**Work to complete:** Quote each line of the material verbatim, without the pictures.

**Dataset extract:**
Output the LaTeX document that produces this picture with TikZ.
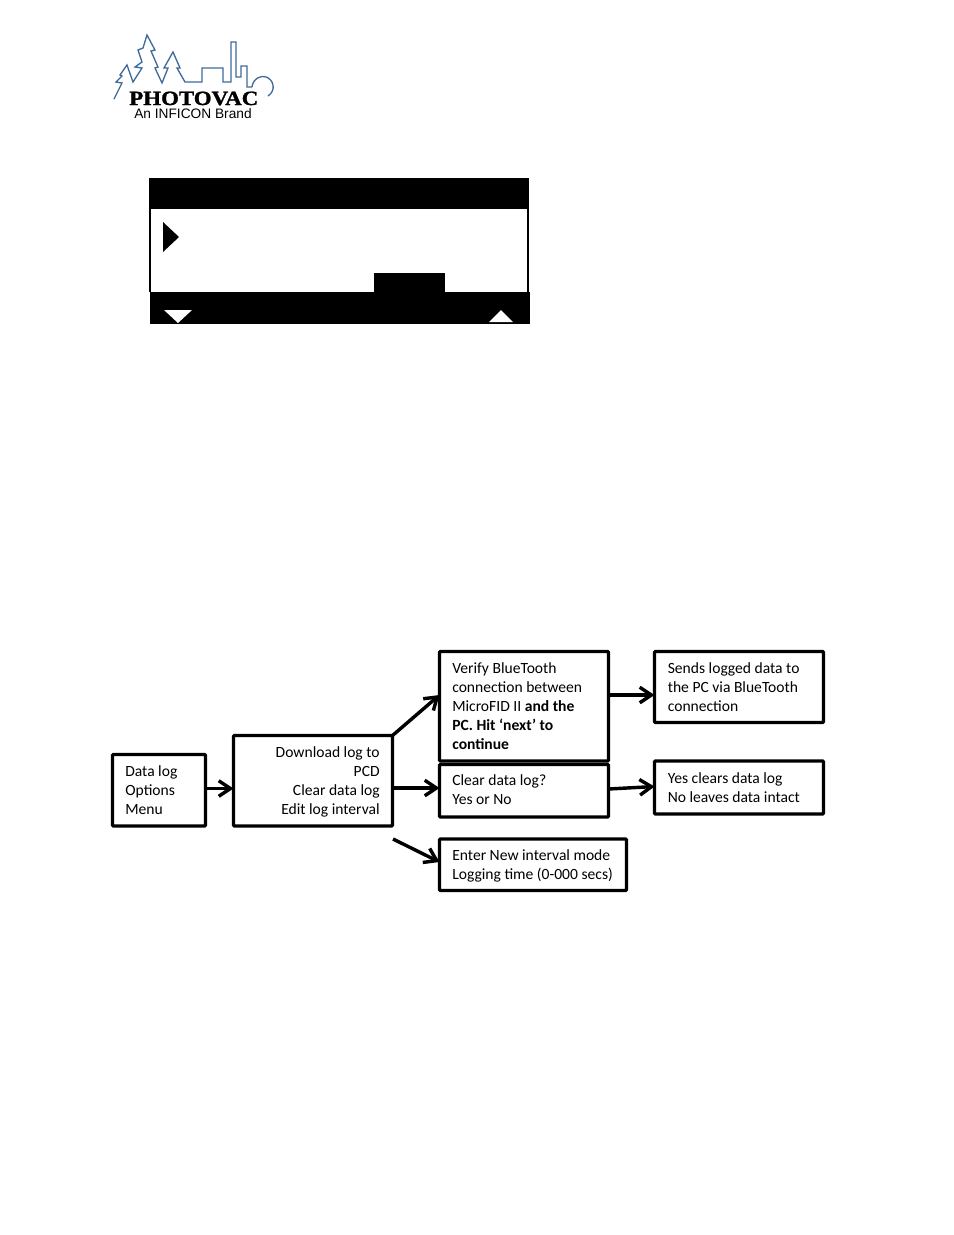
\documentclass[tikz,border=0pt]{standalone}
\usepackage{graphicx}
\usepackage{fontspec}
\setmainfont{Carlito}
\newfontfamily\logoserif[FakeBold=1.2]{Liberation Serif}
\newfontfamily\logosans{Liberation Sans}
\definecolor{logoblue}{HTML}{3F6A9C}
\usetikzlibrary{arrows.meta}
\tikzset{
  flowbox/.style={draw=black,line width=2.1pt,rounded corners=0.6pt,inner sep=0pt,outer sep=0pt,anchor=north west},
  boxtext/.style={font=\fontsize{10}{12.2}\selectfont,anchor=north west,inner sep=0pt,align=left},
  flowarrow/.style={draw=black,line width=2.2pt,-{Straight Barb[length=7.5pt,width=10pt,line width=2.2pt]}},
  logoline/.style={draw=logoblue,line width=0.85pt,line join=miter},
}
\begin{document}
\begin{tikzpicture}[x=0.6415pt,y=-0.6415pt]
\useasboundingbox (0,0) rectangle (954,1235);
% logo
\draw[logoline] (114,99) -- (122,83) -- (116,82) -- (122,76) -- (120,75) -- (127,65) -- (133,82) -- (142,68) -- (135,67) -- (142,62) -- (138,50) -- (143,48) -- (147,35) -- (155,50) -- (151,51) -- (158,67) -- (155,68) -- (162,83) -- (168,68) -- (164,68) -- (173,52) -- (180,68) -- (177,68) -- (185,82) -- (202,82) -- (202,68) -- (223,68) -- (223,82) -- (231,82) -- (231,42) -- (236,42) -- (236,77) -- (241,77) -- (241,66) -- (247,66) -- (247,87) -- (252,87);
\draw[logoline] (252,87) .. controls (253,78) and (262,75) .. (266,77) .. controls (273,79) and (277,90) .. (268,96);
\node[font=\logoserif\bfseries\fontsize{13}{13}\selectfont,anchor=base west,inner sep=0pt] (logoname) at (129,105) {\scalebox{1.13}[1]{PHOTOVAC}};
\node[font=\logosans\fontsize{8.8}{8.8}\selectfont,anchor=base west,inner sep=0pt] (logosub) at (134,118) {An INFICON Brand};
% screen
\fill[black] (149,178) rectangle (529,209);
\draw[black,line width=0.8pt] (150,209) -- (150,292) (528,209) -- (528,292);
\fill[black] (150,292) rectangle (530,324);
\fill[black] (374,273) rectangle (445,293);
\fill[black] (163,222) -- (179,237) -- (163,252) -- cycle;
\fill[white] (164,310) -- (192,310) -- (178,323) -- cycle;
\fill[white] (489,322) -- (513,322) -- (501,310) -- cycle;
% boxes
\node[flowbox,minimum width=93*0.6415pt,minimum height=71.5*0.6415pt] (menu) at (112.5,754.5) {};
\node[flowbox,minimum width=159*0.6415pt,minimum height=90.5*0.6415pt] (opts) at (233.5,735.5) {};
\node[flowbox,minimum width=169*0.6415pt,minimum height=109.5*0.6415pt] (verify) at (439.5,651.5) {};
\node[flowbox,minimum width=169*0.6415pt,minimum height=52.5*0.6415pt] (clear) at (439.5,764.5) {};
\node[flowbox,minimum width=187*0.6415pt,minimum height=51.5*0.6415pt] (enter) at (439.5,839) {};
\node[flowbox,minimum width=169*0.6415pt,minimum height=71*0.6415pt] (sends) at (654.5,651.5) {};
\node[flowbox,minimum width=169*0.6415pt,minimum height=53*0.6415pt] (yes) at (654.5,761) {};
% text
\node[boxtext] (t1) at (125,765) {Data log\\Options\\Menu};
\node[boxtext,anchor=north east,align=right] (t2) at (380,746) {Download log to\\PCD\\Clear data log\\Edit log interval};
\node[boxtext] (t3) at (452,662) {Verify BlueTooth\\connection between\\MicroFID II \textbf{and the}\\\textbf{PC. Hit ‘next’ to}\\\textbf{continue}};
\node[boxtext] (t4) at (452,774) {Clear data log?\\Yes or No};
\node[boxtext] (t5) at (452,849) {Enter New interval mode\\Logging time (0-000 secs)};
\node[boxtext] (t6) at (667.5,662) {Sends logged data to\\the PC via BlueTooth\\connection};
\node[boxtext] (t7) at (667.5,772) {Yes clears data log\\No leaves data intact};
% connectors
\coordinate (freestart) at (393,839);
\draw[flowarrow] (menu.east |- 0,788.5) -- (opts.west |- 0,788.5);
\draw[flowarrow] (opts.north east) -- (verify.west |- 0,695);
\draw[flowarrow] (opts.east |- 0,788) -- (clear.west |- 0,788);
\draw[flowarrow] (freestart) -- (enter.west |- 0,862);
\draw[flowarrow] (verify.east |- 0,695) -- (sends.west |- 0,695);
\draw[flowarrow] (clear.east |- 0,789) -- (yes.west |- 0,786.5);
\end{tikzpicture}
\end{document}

**Result for this task:**
Output the LaTeX document that produces this picture with TikZ.
\documentclass[tikz,border=0pt]{standalone}
\usepackage{graphicx}
\usepackage{fontspec}
\setmainfont{Carlito}
\newfontfamily\logoserif[FakeBold=1.2]{Liberation Serif}
\newfontfamily\logosans{Liberation Sans}
\definecolor{logoblue}{HTML}{3F6A9C}
\usetikzlibrary{arrows.meta}
\tikzset{
  flowbox/.style={draw=black,line width=2.1pt,rounded corners=0.6pt,inner sep=0pt,outer sep=0pt,anchor=north west},
  boxtext/.style={font=\fontsize{10}{12.2}\selectfont,anchor=north west,inner sep=0pt,align=left},
  flowarrow/.style={draw=black,line width=2.2pt,-{Straight Barb[length=7.5pt,width=10pt,line width=2.2pt]}},
  logoline/.style={draw=logoblue,line width=0.85pt,line join=miter},
}
\begin{document}
\begin{tikzpicture}[x=0.6415pt,y=-0.6415pt]
\useasboundingbox (0,0) rectangle (954,1235);
% logo
\draw[logoline] (114,99) -- (122,83) -- (116,82) -- (122,76) -- (120,75) -- (127,65) -- (133,82) -- (142,68) -- (135,67) -- (142,62) -- (138,50) -- (143,48) -- (147,35) -- (155,50) -- (151,51) -- (158,67) -- (155,68) -- (162,83) -- (168,68) -- (164,68) -- (173,52) -- (180,68) -- (177,68) -- (185,82) -- (202,82) -- (202,68) -- (223,68) -- (223,82) -- (231,82) -- (231,42) -- (236,42) -- (236,77) -- (241,77) -- (241,66) -- (247,66) -- (247,87) -- (252,87);
\draw[logoline] (252,87) .. controls (253,78) and (262,75) .. (266,77) .. controls (273,79) and (277,90) .. (268,96);
\node[font=\logoserif\bfseries\fontsize{13}{13}\selectfont,anchor=base west,inner sep=0pt] (logoname) at (129,105) {\scalebox{1.13}[1]{PHOTOVAC}};
\node[font=\logosans\fontsize{8.8}{8.8}\selectfont,anchor=base west,inner sep=0pt] (logosub) at (134,118) {An INFICON Brand};
% screen
\fill[black] (149,178) rectangle (529,209);
\draw[black,line width=0.8pt] (150,209) -- (150,292) (528,209) -- (528,292);
\fill[black] (150,292) rectangle (530,324);
\fill[black] (374,273) rectangle (445,293);
\fill[black] (163,222) -- (179,237) -- (163,252) -- cycle;
\fill[white] (164,310) -- (192,310) -- (178,323) -- cycle;
\fill[white] (489,322) -- (513,322) -- (501,310) -- cycle;
% boxes
\node[flowbox,minimum width=93*0.6415pt,minimum height=71.5*0.6415pt] (menu) at (112.5,754.5) {};
\node[flowbox,minimum width=159*0.6415pt,minimum height=90.5*0.6415pt] (opts) at (233.5,735.5) {};
\node[flowbox,minimum width=169*0.6415pt,minimum height=109.5*0.6415pt] (verify) at (439.5,651.5) {};
\node[flowbox,minimum width=169*0.6415pt,minimum height=52.5*0.6415pt] (clear) at (439.5,764.5) {};
\node[flowbox,minimum width=187*0.6415pt,minimum height=51.5*0.6415pt] (enter) at (439.5,839) {};
\node[flowbox,minimum width=169*0.6415pt,minimum height=71*0.6415pt] (sends) at (654.5,651.5) {};
\node[flowbox,minimum width=169*0.6415pt,minimum height=53*0.6415pt] (yes) at (654.5,761) {};
% text
\node[boxtext] (t1) at (125,765) {Data log\\Options\\Menu};
\node[boxtext,anchor=north east,align=right] (t2) at (380,746) {Download log to\\PCD\\Clear data log\\Edit log interval};
\node[boxtext] (t3) at (452,662) {Verify BlueTooth\\connection between\\MicroFID II \textbf{and the}\\\textbf{PC. Hit ‘next’ to}\\\textbf{continue}};
\node[boxtext] (t4) at (452,774) {Clear data log?\\Yes or No};
\node[boxtext] (t5) at (452,849) {Enter New interval mode\\Logging time (0-000 secs)};
\node[boxtext] (t6) at (667.5,662) {Sends logged data to\\the PC via BlueTooth\\connection};
\node[boxtext] (t7) at (667.5,772) {Yes clears data log\\No leaves data intact};
% connectors
\coordinate (freestart) at (393,839);
\draw[flowarrow] (menu.east |- 0,788.5) -- (opts.west |- 0,788.5);
\draw[flowarrow] (opts.north east) -- (verify.west |- 0,695);
\draw[flowarrow] (opts.east |- 0,788) -- (clear.west |- 0,788);
\draw[flowarrow] (freestart) -- (enter.west |- 0,862);
\draw[flowarrow] (verify.east |- 0,695) -- (sends.west |- 0,695);
\draw[flowarrow] (clear.east |- 0,789) -- (yes.west |- 0,786.5);
\end{tikzpicture}
\end{document}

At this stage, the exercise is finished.